Какой ответ Шопенгауэру! Какой ответ солипсизму! Даже экзистенциализму, если угодно…
Процесс отказа от себя, от того, что мы в повседневной речи зовем эгоизмом (хотя эгоисткой в нашем понимании Симона, вероятно, не была даже в школе), шел в Симоне постепенно, по мере накопления ощущений — не знаний, не «информации», а именно результатов чувственного освоения действительности. Интересно наблюдать (текст это позволяет), как в область «эгоистического» отходил для нее социальный пафос — притом что ощущение несправедливости устройства капиталистического общества она до конца ощущала как нечто недолжное, невосприимчивое к духовному, а значит, не имеющее права на существование. «Придавать ценность в себе только тому, что трансцендентно, то есть сокрытому от меня во мне самой, [тому], что не есть я — и ничему другому, без исключения» (II, 191). Конечно, для человека, воспринимающего целое мироздание как орган чувств, такой поворот органичен. Но «свои» чувства для Симоны парадоксально оказываются не своими, а разделенными с другими через посредство. В его свете двойственность бытия, его извечная антиномичность — радость-страдание, наполненность-пустота, жизнь-смерть и другое — для нее совершенно естественна, поскольку иначе посредство не осуществлялось бы и связи не выстраивались. Отказ от «я» необходим, чтобы человек сумел преодолеть страдание, силу его разрушительного воздействия, и научился бы чистой радости — той самой, которую порождает мироздание. «Чистота» радости и боли заботила Симону в высочайшей степени: «Если бы в мире не было несчастья, мы могли бы уверить себя, что обитаем в раю. Жутко представить такое. Надо стараться избегать несчастья, но только для того, чтобы несчастье, когда мы с ним встретимся, было для нас совершенно чистым и беспримесно горьким.
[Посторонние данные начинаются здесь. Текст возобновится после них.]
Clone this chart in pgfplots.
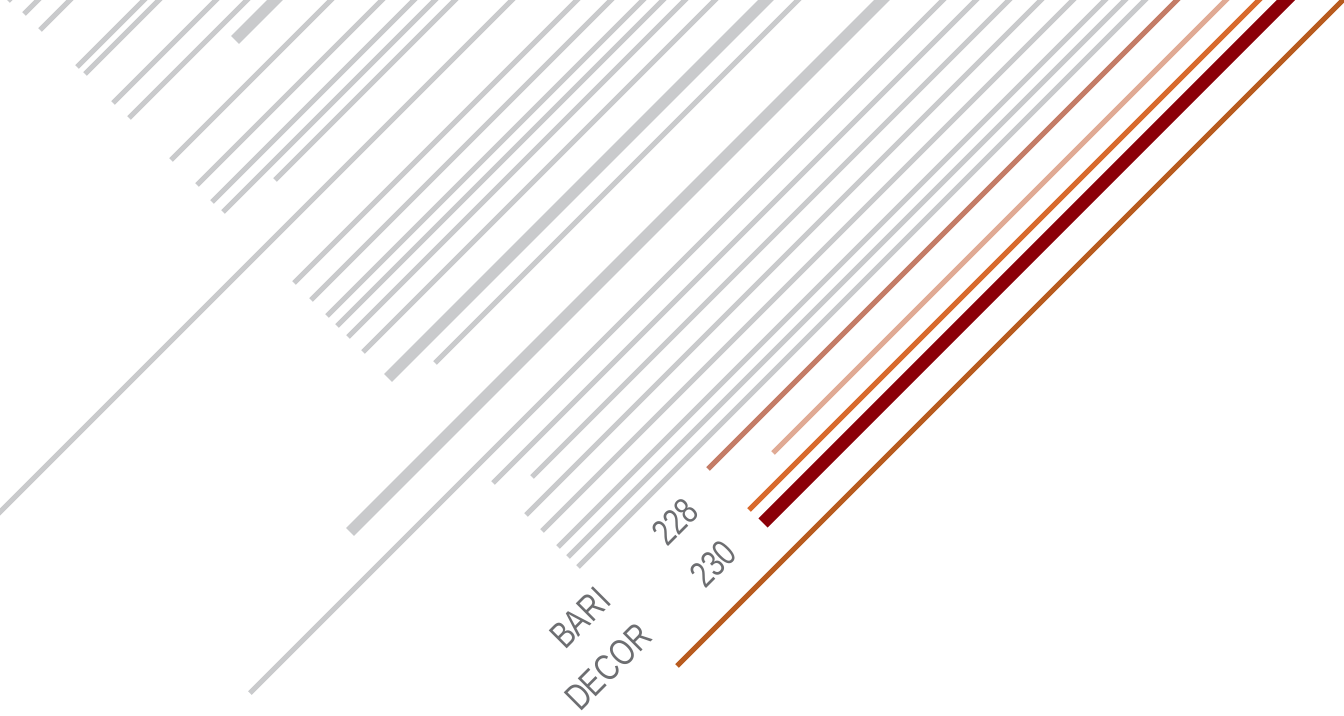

Надо стараться избегать несчастья других, но только для того, чтобы несчастье других было для нас чистым и горьким несчастьем» (II, 221).
Отказ от собственного «я» для лучшего ощущения Другого и для ощущения мироздания как органа «собственных» чувств был для Симоны критерием человечности. Свою философию она окупила собственной жизнью.
В наше меркантильное время появление «Тетрадей» Симоны Вейль — знак, что вскоре социальный порядок изменится.